SO WHEN it seems as if nothing on earth can break the deadlock in a football match of excruciating, continuous stalemate, you clearly need a little assistance from above.
Hearts 3-0 Kilmarnock
March 14, 2001
Hearts won this game with two moments of divine fortune, a deflected goal by Thomas Flogel and the ordering-off of the Kilmarnock goalkeeper, Gordon Marshall, egging them on to complete a 3-0 victory when it seemed like goals had become a gratuitous threat to both sides’ defensive duties.
The result, settled by Juanjo’s cute free-kick after Marshall was shown the red card for handling outside the box, pulled Hearts within three points of their Ayrshire opponents and a possible UEFA Cup place.

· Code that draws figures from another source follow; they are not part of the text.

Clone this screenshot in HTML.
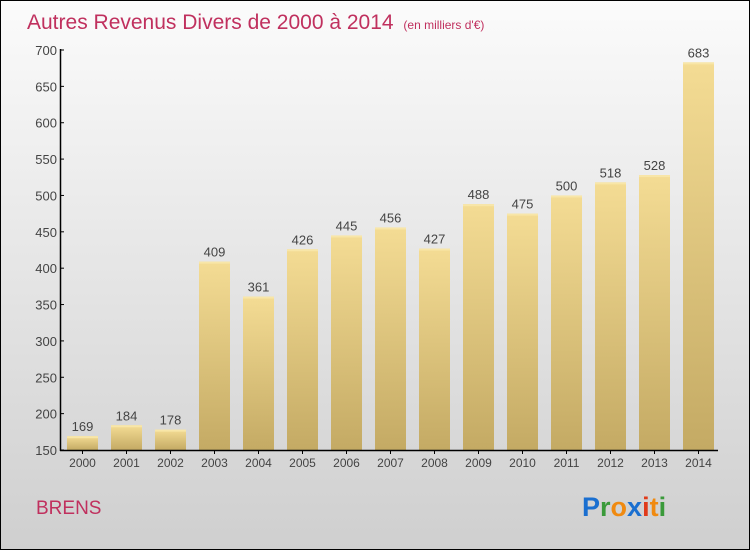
<!DOCTYPE html>
<html><head><meta charset="utf-8"><style>
body{margin:0}
svg{display:block;font-family:"Liberation Sans",sans-serif}
</style></head><body>
<svg id="c" width="750" height="550">
<defs>
<linearGradient id="bg" x1="0" y1="0" x2="0" y2="1"><stop offset="0" stop-color="#fbfbfb"/><stop offset="1" stop-color="#cfcfcf"/></linearGradient>
<linearGradient id="bar" x1="0" y1="0" x2="0" y2="1"><stop offset="0" stop-color="#f4dc94"/><stop offset="1" stop-color="#c4aa64"/></linearGradient>
</defs>
<rect x="0.5" y="0.5" width="749" height="549" fill="url(#bg)" stroke="#000"/>
<text x="27" y="29" font-size="21" fill="#c0305e">Autres Revenus Divers de 2000 à 2014 <tspan font-size="12" dx="4">(en milliers d'€)</tspan></text>
<text x="36" y="514" font-size="19" fill="#c0305e">BRENS</text>
<text x="582" y="516" font-size="27" font-weight="bold"><tspan fill="#1a6fd0">P</tspan><tspan fill="#3a9a3a">r</tspan><tspan fill="#f08a10">o</tspan><tspan fill="#1a6fd0">x</tspan><tspan fill="#e03a1a">i</tspan><tspan fill="#f08a10">t</tspan><tspan fill="#3a9a3a">i</tspan></text>
<g id="plot"></g>
</svg>
<script>
const years=["2000","2001","2002","2003","2004","2005","2006","2007","2008","2009","2010","2011","2012","2013","2014"];
const values=[169,184,178,409,361,426,445,456,427,488,475,500,518,528,683];
const yTicks=[150,200,250,300,350,400,450,500,550,600,650,700];
const NS="http://www.w3.org/2000/svg";
const g=document.getElementById('plot');
const y=v=>450-(v-150)*(400/550);
const x=i=>82.5+i*44;
function el(t,a,txt){const e=document.createElementNS(NS,t);for(const k in a)e.setAttribute(k,a[k]);if(txt!=null)e.textContent=txt;g.appendChild(e);return e;}
yTicks.forEach(v=>{
 const t=el('line',{x1:60,x2:64,y1:y(v),y2:y(v),stroke:'#000'});
 
 
 const l=el('text',{x:57,y:y(v)+5,'text-anchor':'end','font-size':13,fill:'#444'},v);
 
 
});
values.forEach((v,i)=>{
 const b=el('rect',{x:x(i)-15.5,y:y(v),width:31,height:450-y(v),fill:'url(#bar)'});
 
 
 const hl=el('rect',{x:x(i)-15.5,y:y(v),width:31,height:2,fill:'#f8e6a8'});
 
 
 const vl=el('text',{x:x(i),y:y(v)-5,'text-anchor':'middle','font-size':13,fill:'#444'},v);
 
 
 const tk=el('line',{x1:x(i),x2:x(i),y1:450,y2:454,stroke:'#000'});
 
 
 const xl=el('text',{x:x(i),y:467,'text-anchor':'middle','font-size':12,fill:'#444'},years[i]);
 
 
});
const ya=el('line',{x1:60.5,x2:60.5,y1:y(700)-1,y2:451,stroke:'#000','stroke-width':1.5});


const xa=el('line',{x1:60,x2:718,y1:450.5,y2:450.5,stroke:'#000','stroke-width':1.5});


</script>
</body></html>
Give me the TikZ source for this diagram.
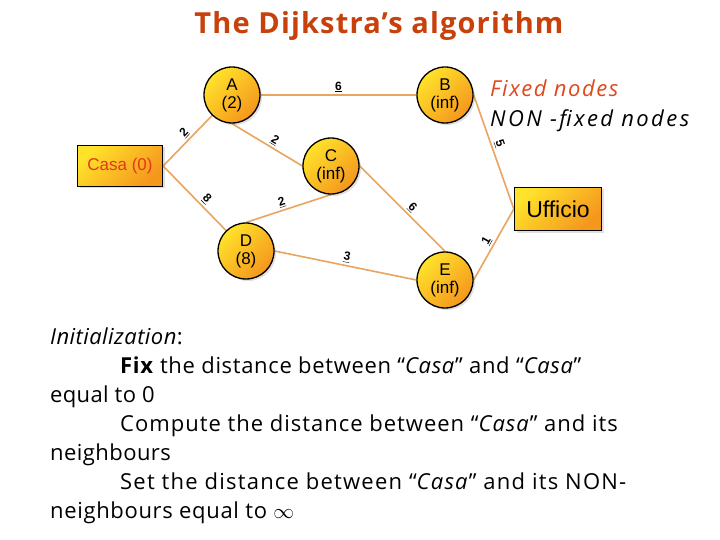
\documentclass[tikz,border=0pt]{standalone}
\usepackage{fontspec}
\setmainfont{Open Sans}
\newfontfamily\arialf{Liberation Sans}
\usetikzlibrary{shadows,backgrounds}
\definecolor{edgec}{HTML}{EBA45E}
\definecolor{titlec}{HTML}{C8410B}
\definecolor{fixc}{HTML}{E0471C}
\definecolor{gyel}{HTML}{FFE22A}
\definecolor{gora}{HTML}{F5961E}
\definecolor{casac}{HTML}{E2381A}
\tikzset{
  x=1pt,y=-1pt,
  vnode/.style={circle,draw=black,line width=1.3pt,minimum size=56pt,inner sep=0pt,
    top color=gyel,bottom color=gora,shading angle=45,
    drop shadow={opacity=0.25,shadow xshift=2pt,shadow yshift=-2pt},
    font=\arialf\fontsize{17}{18}\selectfont,align=center},
  bnode/.style={rectangle,draw=black,line width=1.3pt,inner sep=0pt,
    top color=gyel,bottom color=gora,shading angle=45,
    drop shadow={opacity=0.25,shadow xshift=2pt,shadow yshift=-2pt}},
  edgeline/.style={draw=edgec,line width=1.6pt},
  wlabel/.style={sloped,above,inner sep=2pt,font=\arialf\bfseries\fontsize{12}{13}\selectfont},
  bodyline/.style={anchor=base west,inner sep=0pt,font=\fontsize{22}{24}\selectfont\addfontfeatures{LetterSpace=#1}},
  bodyline/.default=3,
}
\begin{document}
\begin{tikzpicture}
\useasboundingbox (0,0) rectangle (720,540);

\node[anchor=base,inner sep=0pt,text=titlec,font=\bfseries\fontsize{29}{31}\selectfont\addfontfeatures{LetterSpace=4}] (title) at (379,34) {The Dijkstra's algorithm};

% nodes
\node[bnode,minimum width=85pt,minimum height=41pt,text=casac,font=\arialf\fontsize{17}{18}\selectfont] (casa) at (120,166) {Casa (0)};
\node[bnode,minimum width=87pt,minimum height=43pt,font=\arialf\fontsize{23}{24}\selectfont] (uff) at (558,209) {Ufficio};
\node[vnode] (A) at (232,95) {A\\(2)};
\node[vnode] (B) at (445,95) {B\\(inf)};
\node[vnode] (C) at (331,166) {C\\(inf)};
\node[vnode] (D) at (246,251) {D\\(8)};
\node[vnode] (E) at (445,280) {E\\(inf)};

% edges behind nodes
\begin{scope}[on background layer]
\fill[white] (0,0) rectangle (720,540);
\path[edgeline] (casa.east) -- node[wlabel,pos=0.55]{\underline{2}} (A);
\path[edgeline] (casa.east) -- node[wlabel,pos=0.6]{\underline{8}} (D);
\path[edgeline] (A.east) -- node[wlabel]{\underline{6}} (B.west);
\path[edgeline] (A.south) -- node[wlabel,pos=0.55]{\underline{2}} (C.west);
\path[edgeline] (D.north) -- node[wlabel,pos=0.45]{\underline{2}} (C.south);
\path[edgeline] (D.east) -- node[wlabel]{\underline{3}} (E.west);
\path[edgeline] (C.east) -- node[wlabel,pos=0.55]{\underline{6}} (E.north);
\path[edgeline] (B.east) -- node[wlabel,pos=0.45]{\underline{5}} (uff.west);
\path[edgeline] (E.east) -- node[wlabel,pos=0.5]{\underline{1}} (uff.west);
\end{scope}

% legend
\node[anchor=base west,inner sep=0pt,text=fixc,font=\itshape\fontsize{22}{24}\selectfont\addfontfeatures{LetterSpace=7}] (fixed) at (490,97) {Fixed nodes};
\node[anchor=base west,inner sep=0pt,font=\itshape\fontsize{22}{24}\selectfont\addfontfeatures{LetterSpace=11}] (nonfixed) at (490,127) {NON -fixed nodes};

% body text
\node[bodyline=2] (l1) at (50,344) {\textit{Initialization}:};
\node[bodyline=3] (l2) at (120,373) {\textbf{Fix} the distance between “\textit{Casa}” and “\textit{Casa}”};
\node[bodyline=1.5] (l3) at (50,402) {equal to 0};
\node[bodyline=4.5] (l4) at (120,431) {Compute the distance between “\textit{Casa}” and its};
\node[bodyline=2] (l5) at (50,460) {neighbours};
\node[bodyline=5.5] (l6) at (120,489) {Set the distance between “\textit{Casa}” and its NON-};
\node[bodyline=3] (l7) at (50,518) {neighbours equal to $\infty$};
\end{tikzpicture}
\end{document}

In the end, Hearts won with a spectacular degree of aplomb, and Kilmarnock were fortunate not to be embarrassed by an even more damning scoreline.
Only twice was a ball struck in the direction of goal in a horrendous first half, and both incidents came from Kilmarnock, Garry Hay being denied by a Steven Pressley block and Antti Niemi saving well from Paul Wright.
Hearts’ necessary tactical rearrangements caused Flogel to be flung into attack alongside young Andy Kirk, and the Austrian’s performance grew in stature throughout the night. His glanced header on the half-time whistle finally caused Marshall to dirty his strip, but it drifted narrowly wide.
Juanjo, who had dribbled as prettily as ever in the first half, followed up with an example of his shooting ability, but his stinging effort was directed straight at Marshall.
As the clock ticked depressingly on, a sudden desperation to grasp the game by the scruff of the neck saw Flogel picking up a loose ball at the edge of the box and striking it, via an opponent’s leg, into the corner.
Then, though, Marshall’s night capitulated properly. When substitute Gary McSwegan was put through by an excellent Neil McCann pass, Marshall came to meet him and the striker attempted to poke the ball around his grounded body. The ball seemed to thud into the chest area of the former Celtic keeper, and as he stood up it rolled up and down his back. At some point, though, it must have brushed his arm.
As Tynecastle erupted in fury at the decision of referee George Mitchell to wave play on, the assistant referee was spotted waving his flag, and the outcome of their consultation was predictable. Marshall, an understandably forlorn figure, had to walk.
Being down to ten men did not cause Hearts’ second goal, but the necessary substitution did not help. Colin Meldrum never looked like reaching Juanjo’s exquisitely curved free-kick. Hearts had time for another piece of showmanship, Severin acrobatically converting Juanjo’s cross with his back to goal, 12 yards out.